Forget Nigella, this woman is a domestic goddess...By Katie Dixon
May 15, 2009
By the time you read this you will probably all be quaffing champers by the gallon and mixing with the celeb chefs at the most exciting food event in the Thames Valley this year, but as I write it I’m just in a state of high excitement.
Having been housebound by a new baby, a four-year-old and with little help from the husband whom I no longer see (I don’t think he’s left me, he’s just working long hours – apparently there’s a credit crisis or a downturn or some kind of crunch going on)
I haven’t had much time for idle pastimes like shopping or eating and definitely not shopping and eating and star-spotting all in one glorious package.
But one fest I’m definitely not missing this year is Henley.
And it’s not the rowers I’m interested in or even the music, it’s the fantastic foodie treats that have got me all in a dither.
Firstly, although I pretend I’m really only interested in the food and not the personalities, blah blah blah, I’m so completely looking forward to mixing it with the culinary crème de la crème.
I’m very excited that Atul Kochar will be making an appearance, as well as John Campbell and Alan Murchison (I have met the latter two before, but always after a meal and the obligatory wine which accompanies it and so memories are, well, hazy to say the least) but it’s the appearance of Mary Berry which I am anticipating the most.
Forget Nigella, this woman is a domestic goddess of Delia proportions and her recipes ensured I was fed better than the average child growing up in 80s’ Britain. I still buy her cookbooks for my mother and enjoy the benefits every time I go to visit.

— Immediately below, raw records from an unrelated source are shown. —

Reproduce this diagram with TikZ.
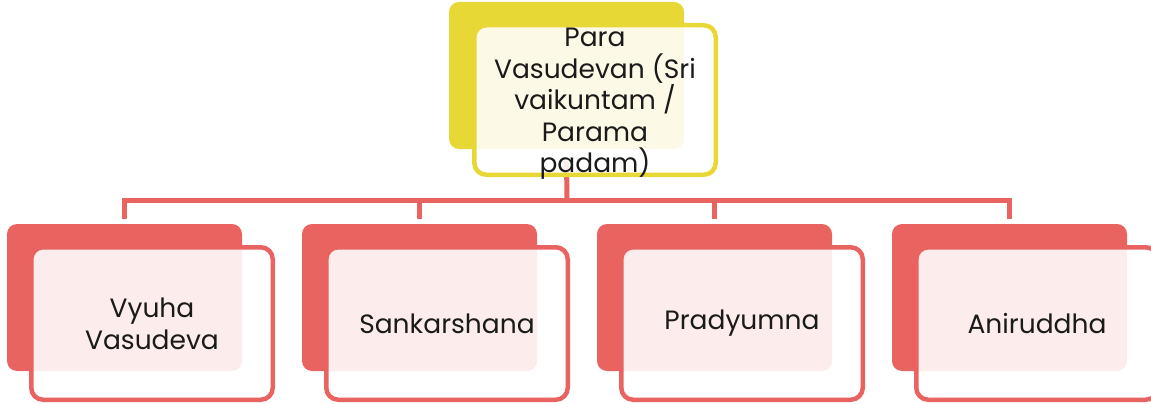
\documentclass[tikz,border=0pt]{standalone}
\usepackage{fontspec}
\setmainfont{Poppins}
\definecolor{cred}{HTML}{E96461}
\definecolor{cyel}{HTML}{E8D836}
\definecolor{ctext}{HTML}{1A1A1A}
\begin{document}
\begin{tikzpicture}[x=1pt,y=-1pt,
  backbox/.style={draw=none, rounded corners=10pt, minimum width=235pt, minimum height=147pt, anchor=north west, inner sep=0pt, outer sep=0pt},
  frontbox/.style={rounded corners=12pt, line width=4.5pt, fill=white, fill opacity=0.88, draw opacity=1, text opacity=1,
    minimum width=241.5pt, minimum height=152.5pt, anchor=north west, inner sep=0pt, outer sep=0pt,
    align=center, text=ctext, font=\fontsize{26.5}{32}\selectfont},
  boxtext/.style={align=center, text=ctext, inner sep=0pt, font=\fontsize{26.5}{31.5}\selectfont},
  conn/.style={draw=cred, line width=5pt}]
\useasboundingbox (0,0) rectangle (1151,404);
% back boxes
\node[backbox, fill=cyel] (tb) at (449,2) {};
\node[backbox, fill=cred] (b1) at (7,224) {};
\node[backbox, fill=cred] (b2) at (302,224) {};
\node[backbox, fill=cred] (b3) at (597,224) {};
\node[backbox, fill=cred] (b4) at (892,224) {};
% connectors
\coordinate (bus) at (567,200);
\draw[conn] ([yshift=-12pt]tb.south) -- (bus);
\draw[conn] ([yshift=5pt]b1.north) |- (bus) -| ([yshift=5pt]b4.north);
\draw[conn] ([yshift=5pt]b2.north) -- (b2.north |- bus);
\draw[conn] ([yshift=5pt]b3.north) -- (b3.north |- bus);
% front boxes
\node[frontbox, draw=cyel, minimum height=149.5pt] (tf) at (474.25,25.25) {};
\node[boxtext] (tt) at ([yshift=-4pt]tf.center) {Para\\Vasudevan (Sri\\vaikuntam /\\Parama\\padam)};
\node[frontbox, draw=cred] (f1) at (31.25,247.25) {Vyuha\\Vasudeva};
\node[frontbox, draw=cred] (f2) at (326.25,247.25) {Sankarshana};
\node[frontbox, draw=cred] (f3) at (621.25,247.25) {Pradyumna};
\node[frontbox, draw=cred] (f4) at (916.25,247.25) {Aniruddha};
\end{tikzpicture}
\end{document}
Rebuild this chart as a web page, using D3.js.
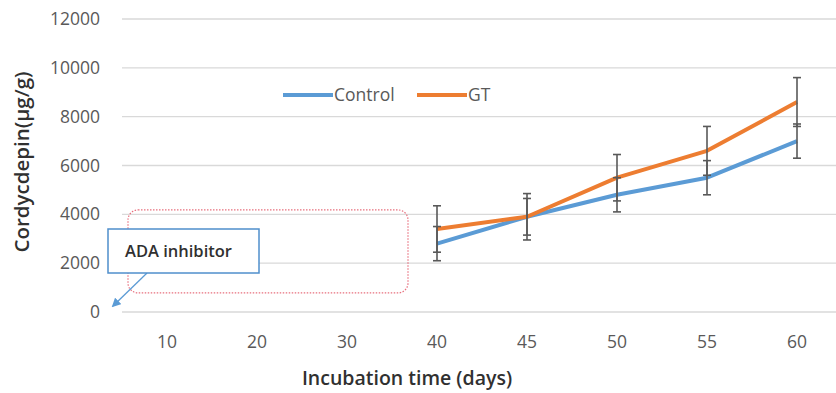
<!DOCTYPE html>
<meta charset="utf-8">
<style>
  body { margin: 0; background: #fff; }
  text { font-family: "Open Sans", "Noto Sans", sans-serif; }
  .grid line { stroke: #d9d9d9; stroke-width: 1.3; }
  .tick-label { fill: #595959; font-size: 17.5px; }
</style>
<body>
<div id="chart"></div>
<script src="https://d3js.org/d3.v7.min.js"></script>
<script>
// data
var days = ["10", "20", "30", "40", "45", "50", "55", "60"];
var measuredDays = ["40", "45", "50", "55", "60"];
var control = [2800, 3900, 4800, 5500, 7000];
var controlErr = [700, 750, 700, 700, 700];
var gt = [3400, 3900, 5500, 6600, 8600];
var gtErr = [950, 950, 950, 1000, 1000];
var yTicks = [0, 2000, 4000, 6000, 8000, 10000, 12000];

var width = 836, height = 393;

var svg = d3.select("#chart").append("svg")
    .attr("width", width)
    .attr("height", height);

var x = d3.scalePoint()
    .domain(days)
    .range([122, 842])
    .padding(0.5);

var y = d3.scaleLinear()
    .domain([0, 12000])
    .range([312, 19]);

// gridlines
svg.append("g").attr("class", "grid")
  .selectAll("line")
  .data(yTicks)
  .enter().append("line")
    .attr("x1", 122).attr("x2", width)
    .attr("y1", function(d) { return y(d); })
    .attr("y2", function(d) { return y(d); });

// y tick labels
svg.append("g")
  .selectAll("text")
  .data(yTicks)
  .enter().append("text")
    .attr("class", "tick-label")
    .attr("x", 100)
    .attr("y", function(d) { return y(d); })
    .attr("dy", "0.35em")
    .attr("text-anchor", "end")
    .text(function(d) { return d; });

// x tick labels
svg.append("g")
  .selectAll("text")
  .data(days)
  .enter().append("text")
    .attr("class", "tick-label")
    .attr("x", function(d) { return x(d); })
    .attr("y", 342)
    .attr("dy", "0.35em")
    .attr("text-anchor", "middle")
    .text(function(d) { return d; });

// axis titles
svg.append("text")
    .attr("x", 407)
    .attr("y", 385)
    .attr("text-anchor", "middle")
    .attr("fill", "#303030")
    .attr("font-size", 19.5)
    .attr("font-weight", 600)
    .text("Incubation time (days)");

svg.append("text")
    .attr("transform", "translate(29,162) rotate(-90)")
    .attr("text-anchor", "middle")
    .attr("fill", "#303030")
    .attr("font-size", 20.5)
    .attr("font-weight", 600)
    .text("Cordycdepin(\u00b5g/g)");

// annotation: dotted frame over the empty early days
svg.append("rect")
    .attr("x", 128).attr("y", y(4180))
    .attr("width", 280).attr("height", y(780) - y(4180))
    .attr("rx", 10)
    .attr("fill", "none")
    .attr("stroke", "#e8707e")
    .attr("stroke-width", 1.2)
    .attr("stroke-dasharray", "1.5,1.5");

var series = [
  { name: "Control", values: control, err: controlErr, color: "#5b9bd5" },
  { name: "GT", values: gt, err: gtErr, color: "#ed7d31" }
];

var line = d3.line()
    .x(function(d) { return x(d[0]); })
    .y(function(d) { return y(d[1]); });

series.forEach(function(s) {
  svg.append("path")
      .datum(d3.zip(measuredDays, s.values))
      .attr("fill", "none")
      .attr("stroke", s.color)
      .attr("stroke-width", 4)
      .attr("stroke-linejoin", "round")
      .attr("d", line);
});

// error bars
series.forEach(function(s) {
  var g = svg.append("g")
      .attr("stroke", "#595959")
      .attr("stroke-width", 1.6);
  measuredDays.forEach(function(d, i) {
    var cx = x(d), hi = y(s.values[i] + s.err[i]), lo = y(s.values[i] - s.err[i]);
    g.append("line").attr("x1", cx).attr("x2", cx).attr("y1", hi).attr("y2", lo);
    g.append("line").attr("x1", cx - 4).attr("x2", cx + 4).attr("y1", hi).attr("y2", hi);
    g.append("line").attr("x1", cx - 4).attr("x2", cx + 4).attr("y1", lo).attr("y2", lo);
  });
});

// legend
var legend = svg.append("g");
var legendX = [283, 417];
series.forEach(function(s, i) {
  legend.append("line")
      .attr("x1", legendX[i]).attr("x2", legendX[i] + 50)
      .attr("y1", 95).attr("y2", 95)
      .attr("stroke", s.color)
      .attr("stroke-width", 4);
  legend.append("text")
      .attr("class", "tick-label")
      .attr("x", legendX[i] + 51)
      .attr("y", 95)
      .attr("dy", "0.35em")
      .text(s.name);
});

// callout box with arrow
var defs = svg.append("defs");
defs.append("marker")
    .attr("id", "arrow")
    .attr("viewBox", "0 0 10 10")
    .attr("refX", 8).attr("refY", 5)
    .attr("markerWidth", 7).attr("markerHeight", 7)
    .attr("orient", "auto")
  .append("path")
    .attr("d", "M0,0L10,5L0,10z")
    .attr("fill", "#5b9bd5");

svg.append("line")
    .attr("x1", 147).attr("y1", 273)
    .attr("x2", 113).attr("y2", 306)
    .attr("stroke", "#5b9bd5")
    .attr("stroke-width", 1.3)
    .attr("marker-end", "url(#arrow)");

svg.append("rect")
    .attr("x", 108).attr("y", 229)
    .attr("width", 151).attr("height", 44)
    .attr("fill", "#fff")
    .attr("stroke", "#4f8fcc")
    .attr("stroke-width", 1.5);

svg.append("text")
    .attr("x", 125).attr("y", 257)
    .attr("fill", "#303030")
    .attr("font-size", 16.5)
    .attr("font-weight", 600)
    .text("ADA inhibitor");
</script>
</body>
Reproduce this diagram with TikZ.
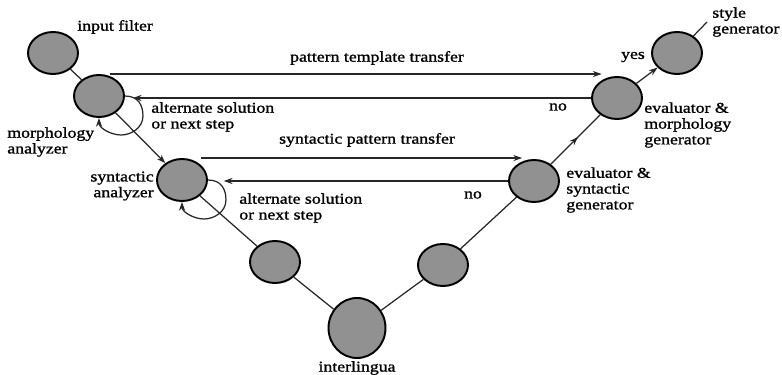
\documentclass[tikz,border=0pt]{standalone}
\usepackage{fontspec}
\setmainfont[FakeStretch=1.19, FakeBold=1.2]{Liberation Serif}
\usepackage{tikz}
\usetikzlibrary{positioning, shapes.geometric, arrows.meta, calc, decorations.markings}

\tikzset{
    stage/.style={ellipse, draw=black, line width=1.1pt, fill=black!43,
        minimum width=1cm, minimum height=0.84cm, inner sep=0pt},
    lbl/.style={font=\rmfamily\fontsize{8.5}{9}\selectfont, inner sep=0pt},
    flow/.style={line width=0.7pt, black!85},
    tip/.style={-{Stealth[length=5pt,width=3.5pt]}},
    midarrow/.style={postaction={decorate}, decoration={markings,
        mark=at position 0.55 with {\arrow{Stealth[length=5pt,width=3.5pt]}}}}
}

\begin{document}
\begin{tikzpicture}[x=0.02cm, y=-0.02cm]
    \useasboundingbox (0,0) rectangle (782,375);

    % Stages down and up the V
    \node[stage] (infilter) at (53,53) {};
    \node[stage] (morph) at (99,96) {};
    \node[stage] (synan) at (182,180) {};
    \node[stage] (lowleft) at (275,262) {};
    \node[stage, minimum width=1.14cm, minimum height=1.2cm] (inter) at (357,328) {};
    \node[stage] (lowright) at (443,265) {};
    \node[stage] (evalsyn) at (534,181) {};
    \node[stage] (evalmorph) at (617,98) {};
    \node[stage] (stylegen) at (677,53) {};
    \coordinate (output) at (707,22);

    % The V itself
    \draw[flow] (infilter) -- (morph);
    \draw[flow, tip] (morph) -- (synan);
    \draw[flow] (synan) -- (lowleft) -- (inter) -- (lowright) -- (evalsyn);
    \draw[flow, midarrow] (evalsyn) -- (evalmorph);
    \draw[flow, tip] (evalmorph) -- (stylegen);
    \draw[flow] (stylegen) -- (output);

    % Transfers across and back
    \draw[flow, tip] ([xshift=6pt]morph.north) -- ([xshift=6pt]morph.north -| evalmorph.west);
    \draw[flow, tip, shorten >=4.5pt] (evalmorph.west) -- (evalmorph.west -| morph.east);
    \draw[flow, tip, shorten >=3pt] ([xshift=11pt]synan.north) -- ([xshift=11pt]synan.north -| evalsyn.west);
    \draw[flow, tip, shorten >=9pt] (evalsyn.west) -- (evalsyn.west -| synan.east);

    % Loops (alternate solution)
    \foreach \st in {morph, synan} {
        \draw[flow, tip] (\st.east) .. controls +(14,0) and +(0,-10) .. ++(18,20)
            .. controls +(0,12) and +(10,0) .. ++(-22,19)
            .. controls +(-10,0) and +(0,10) .. (\st.south);
    }

    % Labels
    \node[lbl, right] (tinfilter) at (77,27) {input filter};
    \node[lbl, right, align=left] (tmorph) at (7,142) {morphology\\analyzer};
    \node[lbl, right, align=left] (talt1) at (151,117) {alternate solution\\or next step};
    \node[lbl, left, align=right] (tsynan) at (154,186) {syntactic\\analyzer};
    \node[lbl, right, align=left] (talt2) at (239,208) {alternate solution\\or next step};
    \node[lbl] (tpattern) at (377,58) {pattern template transfer};
    \node[lbl] (tsyntr) at (367,140) {syntactic pattern transfer};
    \node[lbl] (tno1) at (558,107) {no};
    \node[lbl] (tno2) at (473,195) {no};
    \node[lbl] (tyes) at (633,57) {yes};
    \node[lbl, right, align=left] (tevalmorph) at (644,125) {evaluator \&\\morphology\\generator};
    \node[lbl, right, align=left] (tevalsyn) at (566,190) {evaluator \&\\syntactic\\generator};
    \node[lbl, right, align=left] (tstyle) at (712,22) {style\\generator};
    \node[lbl] (tinter) at (357,368) {interlingua};

\end{tikzpicture}
\end{document}
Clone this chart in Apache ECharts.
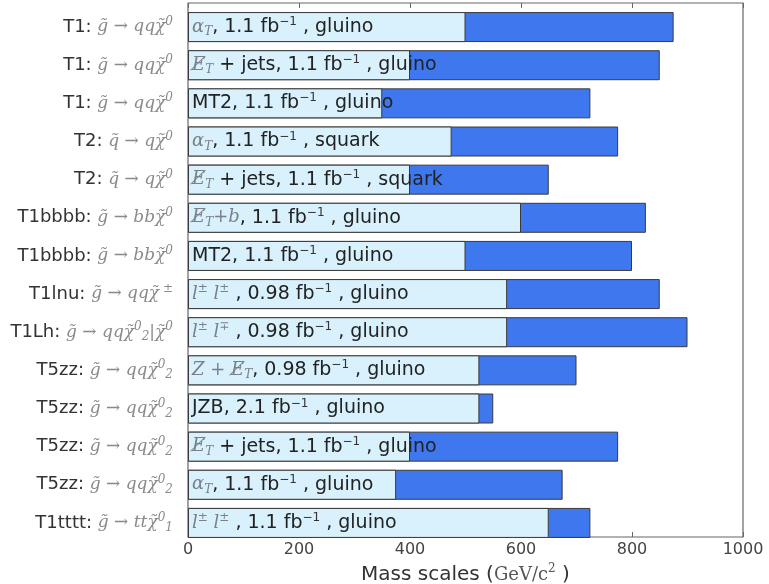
<!DOCTYPE html>
<html>
<head>
<meta charset="utf-8">
<script src="https://cdn.jsdelivr.net/npm/echarts@6/dist/echarts.min.js"></script>
<style>html,body{margin:0;padding:0;background:#fff}#c{width:769px;height:584px}</style>
</head>
<body>
<div id="c"></div>
<script>
// ---- data ----
var models = ['T1','T1','T1','T2','T2','T1bbbb','T1bbbb','T1lnu','T1Lh','T5zz','T5zz','T5zz','T5zz','T1tttt'];
var decays = [
  '{m|g̃ → qqχ̃}{u|0}',
  '{m|g̃ → qqχ̃}{u|0}',
  '{m|g̃ → qqχ̃}{u|0}',
  '{m|q̃ → qχ̃}{u|0}',
  '{m|q̃ → qχ̃}{u|0}',
  '{m|g̃ → bbχ̃}{u|0}',
  '{m|g̃ → bbχ̃}{u|0}',
  '{m|g̃ → qqχ̃}{u| ±}',
  '{m|g̃ → qqχ̃}{u|0}{d|2}{m||χ̃}{u|0}',
  '{m|g̃ → qqχ̃}{u|0}{d|2}',
  '{m|g̃ → qqχ̃}{u|0}{d|2}',
  '{m|g̃ → qqχ̃}{u|0}{d|2}',
  '{m|g̃ → qqχ̃}{u|0}{d|2}',
  '{m|g̃ → ttχ̃}{u|0}{d|1}'
];
var analyses = [
  '{m|α}{d|T}{t|, 1.1 fb}{s|−1}{t| , gluino}',
  '{m|E̸}{d|T}{t| + jets, 1.1 fb}{s|−1}{t| , gluino}',
  '{t|MT2, 1.1 fb}{s|−1}{t| , gluino}',
  '{m|α}{d|T}{t|, 1.1 fb}{s|−1}{t| , squark}',
  '{m|E̸}{d|T}{t| + jets, 1.1 fb}{s|−1}{t| , squark}',
  '{m|E̸}{d|T}{m|+b}{t|, 1.1 fb}{s|−1}{t| , gluino}',
  '{t|MT2, 1.1 fb}{s|−1}{t| , gluino}',
  '{m|l}{u|±}{m| l}{u|±}{t| , 0.98 fb}{s|−1}{t| , gluino}',
  '{m|l}{u|±}{m| l}{u|∓}{t| , 0.98 fb}{s|−1}{t| , gluino}',
  '{m|Z + E̸}{d|T}{t|, 0.98 fb}{s|−1}{t| , gluino}',
  '{t|JZB, 2.1 fb}{s|−1}{t| , gluino}',
  '{m|E̸}{d|T}{t| + jets, 1.1 fb}{s|−1}{t| , gluino}',
  '{m|α}{d|T}{t|, 1.1 fb}{s|−1}{t| , gluino}',
  '{m|l}{u|±}{m| l}{u|±}{t| , 1.1 fb}{s|−1}{t| , gluino}'
];
var lowMass  = [500, 400, 350, 475, 400, 600, 500, 575, 575, 525, 525, 400, 375, 650];
var highMass = [875, 850, 725, 775, 650, 825, 800, 850, 900, 700, 550, 775, 675, 725];
var xTicks = [0, 200, 400, 600, 800, 1000];

// ---- chart ----
var categories = models.map(function (m, i) { return '{a|' + m + ': }' + decays[i]; });
var sans = 'DejaVu Sans';
var serif = 'DejaVu Serif';
var richBar = {
  t: { fontFamily: sans, fontSize: 19, color: '#222', lineHeight: 22 },
  m: { fontFamily: serif, fontStyle: 'italic', fontSize: 18, color: '#7a8088', lineHeight: 22 },
  s: { fontFamily: sans, fontSize: 12, color: '#333', verticalAlign: 'top', lineHeight: 22, padding: [0, 0, 9, 0] },
  u: { fontFamily: serif, fontStyle: 'italic', fontSize: 12, color: '#7a8088', verticalAlign: 'top', lineHeight: 22, padding: [0, 0, 9, 0] },
  d: { fontFamily: serif, fontStyle: 'italic', fontSize: 12, color: '#7a8088', verticalAlign: 'bottom', lineHeight: 22, padding: [7, 0, 0, 0] }
};
var richCat = {
  a: { fontFamily: sans, fontSize: 18, color: '#333', lineHeight: 22 },
  m: { fontFamily: serif, fontStyle: 'italic', fontSize: 17, color: '#8a8a8a', lineHeight: 22 },
  u: { fontFamily: serif, fontStyle: 'italic', fontSize: 12, color: '#8a8a8a', verticalAlign: 'top', lineHeight: 22, padding: [0, 0, 9, 0] },
  d: { fontFamily: serif, fontStyle: 'italic', fontSize: 12, color: '#8a8a8a', verticalAlign: 'bottom', lineHeight: 22, padding: [7, 0, 0, 0] }
};

var chart = echarts.init(document.getElementById('c'), null, { renderer: 'canvas' });
chart.setOption({
  animation: false,
  backgroundColor: '#fff',
  grid: [
    { left: 188, width: 555, top: 8, height: 534, show: false, containLabel: false, outerBoundsMode: 'none' },
    { left: 188, width: 555, top: 3, height: 534, show: true, borderColor: '#666', borderWidth: 1.2,
      backgroundColor: 'transparent', containLabel: false, outerBoundsMode: 'none' }
  ],
  xAxis: [
    { gridIndex: 0, type: 'value', min: 0, max: 1000, show: false },
    {
      gridIndex: 1, type: 'value', min: 0, max: 1000, interval: 200, position: 'bottom',
      axisLine: { show: false }, splitLine: { show: false },
      axisTick: { show: true, inside: true, length: 5, lineStyle: { color: '#666' } },
      axisLabel: { margin: 5, fontFamily: sans, fontSize: 16, color: '#444',
        formatter: function (v) { return String(v); } },
      name: '{t|Mass scales (}{m|GeV/c}{u|2}{t| )}',
      nameLocation: 'middle', nameGap: 23,
      nameTextStyle: { rich: {
        t: { fontFamily: sans, fontSize: 20, color: '#333', lineHeight: 24 },
        m: { fontFamily: serif, fontSize: 18, color: '#555', lineHeight: 24 },
        u: { fontFamily: serif, fontSize: 12, color: '#555', verticalAlign: 'top', lineHeight: 24, padding: [0, 0, 10, 0] }
      } }
    },
    {
      gridIndex: 1, type: 'value', min: 0, max: 1000, interval: 200, position: 'top',
      axisLine: { show: false }, splitLine: { show: false },
      axisTick: { show: true, inside: true, length: 5, lineStyle: { color: '#666' } },
      axisLabel: { show: false }
    }
  ],
  yAxis: [
    {
      gridIndex: 0, type: 'category', data: categories, inverse: true,
      axisLine: { show: false }, axisTick: { show: false }, splitLine: { show: false },
      axisLabel: { margin: 15, rich: richCat }
    },
    { gridIndex: 1, type: 'value', min: 0, max: 1, show: false }
  ],
  series: [
    {
      type: 'bar', xAxisIndex: 0, yAxisIndex: 0, data: highMass, barWidth: 30, barGap: '-100%', z: 2,
      itemStyle: { color: '#3f77ee', borderColor: '#3a3a3a', borderWidth: 1 }
    },
    {
      type: 'bar', xAxisIndex: 0, yAxisIndex: 0, barWidth: 30, z: 3,
      data: lowMass.map(function (v, i) {
        return { value: v, label: { formatter: analyses[i] } };
      }),
      itemStyle: { color: '#d8f1fc', borderColor: '#3a3a3a', borderWidth: 1 },
      label: { show: true, position: 'insideLeft', distance: 4, rich: richBar }
    }
  ]
});
</script>
</body>
</html>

Speaking of celeb chefs and their impact on supposedly normal people (ie me) I was down in Cornwall at Easter, enjoying the weak English sunshine fully clothed on the beach (I’ll give you all a moment to recall countless childhood holidays of your own spent huddled behind a stripey windbreak, resolutely having fun) when we decided to break with convention, put the flask away and head to Jamie Oliver’s Fifteen for a spot of well-deserved breakfast.
Having grown up in Cornwall too many years ago to mention, the swanky, exciting space was nothing like I was used to, but the staff were friendly, the menu not overpriced and the view, looking out over Watergate Bay, unrivalled.
What was odd though, was the behaviour of some of the diners. I could see necks craning, scanning the kitchen for any sign of Mr Oliver, and a family at a table next to us were taking pictures of themselves as though they were visiting the Eiffel Tower or Big Ben.
It seems Jamie Oliver has turned eating into a tourist attraction, even when he’s not there.
As we were leaving after a perfectly respectable, if small, fry-up, a well-dressed group arrived, chatting excitedly only to be turned away as they had missed the breakfast sitting. Oh well, said one, readjusting her sunglasses on top of her highlighted hair, we nearly did Jamie Oliver.
Worse than that love, you missed out on a really good fry-up.